Cialdini starts with a rather bizarre example of a conditioned response from the animal world. A turkey hen is programmed to protect her chicks when they cheep. If a turkey chick is cheeping, the hen is a model mom, gathering, nurturing and protecting her young. If the chick isn’t cheeping, the mom will ignore it and will sometimes even kill it. The hen is conditioned to respond to the cheeping. But it gets more bizarre. The cheeping is the only thing the hen responds to. It doesn’t really care what is cheeping. Experimenters put a small recording playing the cheeping sound inside a stuffed polecat, a natural enemy of turkeys, and dragged it towards the turkey. Without the recording, the polecat was attacked with a fury. But with the recording, it was gathered to the turkey’s breast and protected.  
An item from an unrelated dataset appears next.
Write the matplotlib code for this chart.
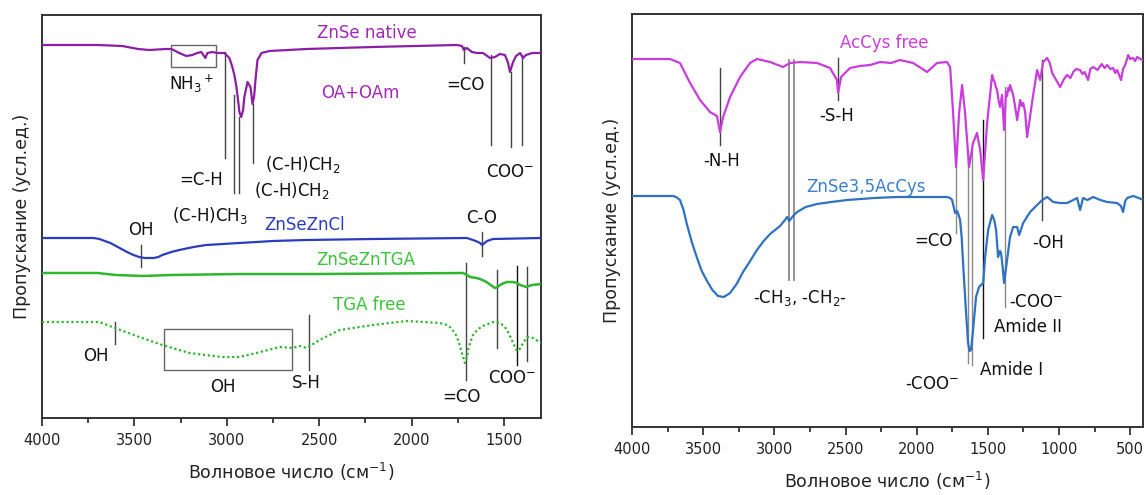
import numpy as np
import matplotlib
matplotlib.use("Agg")
import matplotlib.pyplot as plt
from matplotlib.patches import Rectangle
from matplotlib.ticker import MultipleLocator

plt.rcParams['font.family'] = ['DejaVu Sans']
plt.rcParams['mathtext.default'] = 'regular'

# ---------------- Left panel: ZnSe nanocrystals, TGA (arb. units) ----------------
native_wn = [4000, 3700, 3566, 3480, 3420, 3330, 3300, 3257, 3219, 3187, 3160, 3138,
             3116, 3105, 3078, 3051, 3013, 2986, 2970, 2958, 2948, 2938, 2932, 2922,
             2912, 2905, 2888, 2872, 2861, 2852, 2845, 2834, 2812, 2769, 2568, 2210,
             1755, 1728, 1717, 1701, 1674, 1647, 1614, 1576, 1549, 1522, 1495, 1478,
             1468, 1451, 1435, 1413, 1397, 1381, 1348, 1321, 1300]
native_t = [373, 373, 372, 369, 368, 369, 369, 365, 362, 363, 365, 366,
            360, 365, 366, 365, 365, 360, 351, 342, 331, 316, 306, 301,
            308, 321, 336, 331, 314, 322, 338, 358, 365, 367, 369, 371,
            373, 372, 368, 370, 366, 365, 365, 360, 361, 364, 363, 355,
            346, 356, 362, 365, 360, 363, 365, 365, 365]

zncl_wn = [4000, 3720, 3690, 3660, 3630, 3600, 3570, 3540, 3505, 3474, 3445, 3420,
           3395, 3370, 3349, 3300, 3257, 3180, 3111, 2932, 2750, 2568, 2210, 1701,
           1668, 1640, 1630, 1619, 1605, 1592, 1560, 1300]
zncl_t = [180, 180, 179, 177, 175, 172, 169, 166, 163, 161, 160, 160,
          160, 161, 163, 166, 168, 171, 173, 175, 177, 178, 179, 180,
          178, 176, 175, 173, 175, 177, 179, 180]

zntga_wn = [4000, 3700, 3600, 3450, 3300, 2932, 2500, 1722, 1700, 1684, 1650, 1630,
            1605, 1587, 1565, 1549, 1535, 1522, 1500, 1484, 1451, 1430, 1413, 1395,
            1381, 1365, 1348, 1300]
zntga_t = [145, 145, 143, 142, 143, 144, 144, 145, 143, 141, 140, 139,
           137, 135, 132, 130, 131, 133, 135, 136, 136, 135, 133, 132,
           131, 132, 133, 134]

tga_wn = [4000, 3690, 3620, 3474, 3349, 3203, 3024, 2932, 2840, 2715, 2644, 2606,
          2568, 2498, 2389, 2210, 2026, 1847, 1810, 1793, 1770, 1755, 1740, 1728,
          1712, 1700, 1695, 1680, 1668, 1640, 1614, 1560, 1522, 1500, 1484, 1465,
          1451, 1430, 1415, 1403, 1375, 1343, 1300]
tga_t = [96, 96, 91, 81, 73, 65, 61, 61, 65, 71, 70, 72,
         70, 78, 88, 93, 97, 95, 93, 91, 86, 81, 73, 65,
         55, 61, 68, 77, 83, 89, 92, 96, 95, 92, 88, 81,
         75, 67, 69, 73, 81, 80, 75]

# ---------------- Right panel: N-acetylcysteine systems (arb. units) ----------------
accys_wn = [4000, 3733, 3663, 3592, 3522, 3452, 3403, 3382, 3360, 3311, 3241, 3171,
            3122, 3030, 2939, 2890, 2819, 2700, 2609, 2560, 2552, 2531, 2468, 2400,
            2327, 2257, 2180, 2117, 2025, 1927, 1857, 1787, 1765, 1744, 1723, 1702,
            1681, 1660, 1632, 1604, 1576, 1554, 1533, 1505, 1470, 1460, 1452, 1444,
            1435, 1424, 1414, 1400, 1386, 1372, 1365, 1358, 1351, 1344, 1333, 1322,
            1308, 1294, 1273, 1262, 1252, 1238, 1224, 1189, 1154, 1133, 1111, 1083,
            1065, 1048, 1020, 992, 965, 943, 920, 900, 880, 852, 835, 820,
            796, 780, 760, 730, 700, 680, 662, 640, 620, 605, 592, 564,
            550, 535, 514, 500, 480, 465, 451, 430, 409]
accys_t = [368, 368, 364, 344, 327, 315, 311, 295, 310, 330, 350, 364,
           368, 365, 360, 364, 365, 364, 359, 347, 334, 350, 359, 361,
           362, 365, 364, 367, 364, 355, 364, 365, 360, 314, 260, 314,
           342, 314, 260, 284, 294, 277, 247, 304, 352, 347, 345, 340,
           337, 326, 320, 332, 297, 335, 331, 339, 336, 342, 337, 332,
           320, 307, 327, 321, 324, 315, 290, 325, 357, 347, 365, 369,
           364, 354, 347, 340, 348, 352, 349, 355, 358, 357, 353, 355,
           347, 358, 360, 357, 363, 359, 362, 358, 359, 354, 357, 347,
           358, 362, 372, 368, 369, 366, 370, 368, 367]

znac_wn = [4000, 3712, 3690, 3663, 3640, 3613, 3580, 3543, 3510, 3473, 3435, 3396,
           3355, 3311, 3265, 3220, 3170, 3122, 3075, 3030, 2960, 2925, 2910, 2896,
           2868, 2840, 2780, 2700, 2600, 2489, 2300, 2138, 1787, 1765, 1751, 1730,
           1716, 1705, 1695, 1684, 1674, 1653, 1639, 1628, 1618, 1604, 1583, 1562,
           1533, 1519, 1498, 1470, 1455, 1442, 1428, 1415, 1407, 1396, 1386, 1365,
           1344, 1322, 1294, 1280, 1252, 1203, 1154, 1118, 1083, 1041, 992, 943,
           900, 873, 852, 831, 800, 760, 710, 662, 592, 565, 550, 535,
           521, 479, 440, 409]
znac_t = [231, 231, 230, 227, 218, 202, 185, 169, 156, 146, 137, 131,
          130, 134, 143, 155, 166, 177, 186, 193, 201, 207, 210, 206,
          211, 215, 220, 223, 225, 227, 229, 230, 230, 229, 227, 214,
          216, 212, 207, 190, 164, 114, 84, 76, 77, 97, 130, 140,
          144, 170, 197, 212, 207, 197, 170, 176, 174, 160, 144, 167,
          190, 200, 200, 192, 204, 215, 222, 227, 230, 225, 224, 224,
          227, 229, 217, 229, 227, 230, 227, 225, 224, 221, 215, 226,
          229, 231, 229, 227]

x_ticks = [4000, 3500, 3000, 2500, 2000, 1500, 1000, 500]

C_NATIVE = '#8a1fa6'
C_NATIVE_TXT = '#a127b8'
C_ZNCL = '#2b3cc0'
C_GREEN = '#2fb52f'
C_GREEN_TXT = '#3cc23c'
C_ACCYS = '#c83ddc'
C_ZNAC = '#2f72c0'
C_ZNAC_TXT = '#3a80cc'
C_MARK = '#444444'
C_MARK_LIGHT = '#8a8a8a'

fig = plt.figure(figsize=(11.46, 4.95), dpi=100)
axL = fig.add_axes([0.03665, 0.15556, 0.43543, 0.81414])
axR = fig.add_axes([0.55148, 0.13737, 0.44590, 0.83434])

FS_TXT = 12
FS_TICK = 10.5
FS_LAB = 12.5


def style_axis(ax, xmin, xmax, ymax):
    ax.set_xlim(xmin, xmax)
    ax.set_ylim(0, ymax)
    ax.set_yticks([])
    ax.set_xticks([t for t in x_ticks if xmax <= t <= xmin])
    ax.xaxis.set_minor_locator(MultipleLocator(250))
    ax.tick_params(axis='x', which='major', length=6, width=1.2, direction='out',
                   labelsize=FS_TICK, pad=5, colors='#222222')
    ax.tick_params(axis='x', which='minor', length=3.5, width=1.2, direction='out',
                   colors='#222222')
    for sp in ax.spines.values():
        sp.set_linewidth(1.4)
        sp.set_color('#333333')
    ax.set_xlabel('Волновое число (см$^{-1}$)', fontsize=FS_LAB, labelpad=9,
                  color='#222222')
    ax.set_ylabel('Пропускание (усл.ед.)', fontsize=FS_LAB, labelpad=8,
                  color='#222222')


def vline(ax, x, y0, y1, color=C_MARK, lw=1.0):
    ax.plot([x, x], [y0, y1], color=color, lw=lw, zorder=1)


def label(ax, x, y, s, color='#111111', fs=FS_TXT):
    ax.text(x, y, s, color=color, fontsize=fs, ha='center', va='center')


# ---------------- left panel ----------------
style_axis(axL, 4000, 1300, 403)
axL.plot(native_wn, native_t, color=C_NATIVE, lw=1.6, zorder=3)
axL.plot(zncl_wn, zncl_t, color=C_ZNCL, lw=1.6, zorder=3)
axL.plot(zntga_wn, zntga_t, color=C_GREEN, lw=1.8, zorder=3)
axL.plot(tga_wn, tga_t, color=C_GREEN, lw=1.6, linestyle=(0, (1, 1.2)), zorder=3)

# assignment markers
vline(axL, 3008, 366, 260)
vline(axL, 2959, 323, 225)
vline(axL, 2932, 301, 225)
vline(axL, 2856, 314, 255)
vline(axL, 1717, 371, 355)
vline(axL, 1571, 363, 273)
vline(axL, 1462, 346, 271)
vline(axL, 1403, 363, 273)
vline(axL, 3463, 173, 151)
vline(axL, 1619, 186, 162)
vline(axL, 3604, 96, 74)
vline(axL, 2557, 103, 48)
vline(axL, 1706, 155, 38)
vline(axL, 1538, 148, 70)
vline(axL, 1430, 152, 53, color='#111111')
vline(axL, 1375, 151, 57)
axL.add_patch(Rectangle((3300, 351), 3056 - 3300, 22, fill=False,
                        edgecolor='#666666', lw=1.0, zorder=2))
axL.add_patch(Rectangle((3338, 48), 2650 - 3338, 41, fill=False,
                        edgecolor='#666666', lw=1.0, zorder=2))

label(axL, 2243, 385, 'ZnSe native', C_NATIVE_TXT)
label(axL, 2276, 325, 'OA+OAm', C_NATIVE_TXT)
label(axL, 3192, 334, 'NH$_3$$^+$')
label(axL, 1710, 333, '=CO')
label(axL, 1468, 246, 'COO$^{-}$')
label(axL, 3138, 238, '=C-H')
label(axL, 2590, 253, '(C-H)CH$_2$')
label(axL, 2650, 227, '(C-H)CH$_2$')
label(axL, 3094, 202, '(C-H)CH$_3$')
label(axL, 2579, 193, 'ZnSeZnCl', C_ZNCL)
label(axL, 3463, 188, 'OH')
label(axL, 1619, 200, 'C-O')
label(axL, 2248, 158, 'ZnSeZnTGA', C_GREEN_TXT)
label(axL, 2227, 113, 'TGA free', C_GREEN_TXT)
label(axL, 3707, 62, 'OH')
label(axL, 3024, 31, 'OH')
label(axL, 2568, 35, 'S-H')
label(axL, 1728, 21, '=CO')
label(axL, 1457, 40, 'COO$^{-}$')

# ---------------- right panel ----------------
style_axis(axR, 4000, 410, 413)
axR.plot(accys_wn, accys_t, color=C_ACCYS, lw=1.6, zorder=3)
axR.plot(znac_wn, znac_t, color=C_ZNAC, lw=1.6, zorder=3)

vline(axR, 3382, 359, 282)
vline(axR, 2552, 369, 327)
vline(axR, 2897, 367, 147, color=C_MARK_LIGHT, lw=1.3)
vline(axR, 2862, 367, 147, color=C_MARK_LIGHT, lw=1.3)
vline(axR, 1723, 260, 194, color=C_MARK_LIGHT)
vline(axR, 1639, 277, 64, color=C_MARK_LIGHT)
vline(axR, 1611, 284, 62, color=C_MARK_LIGHT)
vline(axR, 1533, 307, 89, color='#111111')
vline(axR, 1379, 340, 120, color=C_MARK_LIGHT)
vline(axR, 1118, 367, 207)

label(axR, 2229, 384, 'AcCys free', C_ACCYS)
label(axR, 2356, 240, 'ZnSe3,5AcCys', C_ZNAC_TXT)
label(axR, 3368, 266, '-N-H')
label(axR, 2559, 311, '-S-H')
label(axR, 2819, 129, '-CH$_3$, -CH$_2$-')
label(axR, 1885, 186, '=CO')
label(axR, 1077, 184, '-OH')
label(axR, 1161, 125, '-COO$^{-}$')
label(axR, 1217, 100, 'Amide II')
label(axR, 1330, 57, 'Amide I')
label(axR, 1892, 43, '-COO$^{-}$')

fig.savefig('out.png', dpi=100)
Before we get too smug in differentiating ourselves from the easily duped turkey, Cialdini finds several examples where humans have similarly conditioned responses to certain situations and behaviors. Cialdini calls it the “click, whirr” response, where we have scripts that automatically play out when the right buttons are pushed. Through the years, salespeople and con men (Cialdini euphemistically calls them “compliance professionals”) have learned to activate these conditioned responses by setting up the right situations. He draws on examples as diverse as the Hare Krishna’s and how the Chinese brainwashed American prisoners of war. After reading this book, you’ll never buy a car in quite the same way again. And heaven help the time share sales person that manages to rope you into one of their pitches. You may start seeking them out, just for the fun of it.  

Cialdini’s tone is lighter than Damasio’s, but he’s no less diligent in doing his homework. He cites numerous studies and provides examples that are easy to relate to. And he does it with a self effacing and engaging humor.  

There are two to get you started. I’ve got a book shelf filled with other candidates, so I’ll probably loop back in a few months and stock up your reading list again. In the meantime, if any of you readers have suggestions of books that probe the why’s, please take a moment to share them with a quick blog post on Mediapost.